Definition
In scenario-based training, the specific learning outcomes a flight scenario is designed to achieve — the decision points, judgment opportunities, and skill applications the student is expected to encounter and work through during the flight.
Plain English
The teaching goals built into a training flight. Not the airport you're flying to — the things the instructor wants the student to learn or practice along the way.
Context Anchor
Seen in instructor-planned training scenarios, especially cross-country lessons, weather decisions, and practice changes to another landing point.
Derivation
Scenario' comes from the Italian for an outline of a play's scenes. 'Destination' here is used in its broader sense of an intended end point — not a place on a chart, but a learning outcome the lesson is meant to reach. The pairing reframes a training flight as a story with planned teaching moments rather than just a trip from A to B.
Why Pilots Care
Properly chosen destinations create natural decision points that build judgment instead of allowing rote following of procedures.
Intuition Check
Do not read scenario destination(s) as just a name on a lesson sheet.

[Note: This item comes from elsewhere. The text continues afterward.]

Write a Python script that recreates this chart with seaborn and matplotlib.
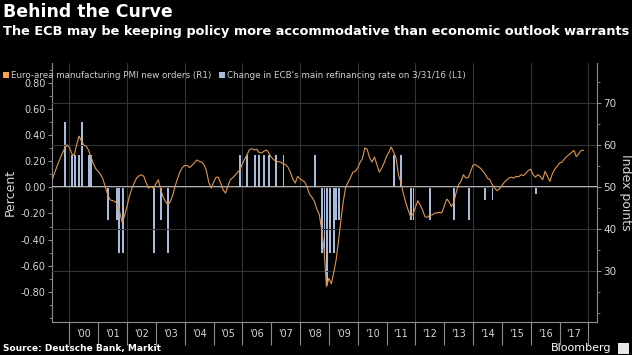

In this context, the destination is part of the decision-making setup, and there may be more than one possible safe place to land.
Example Sentence 1
The instructor designed the cross-country with three scenario destinations: a diversion decision, a weather reassessment, and a fuel-management call.
Example Sentence 2
By changing the scenario destination to a busy Class B airport, the instructor created multiple opportunities for the student to practice radio and traffic decisions.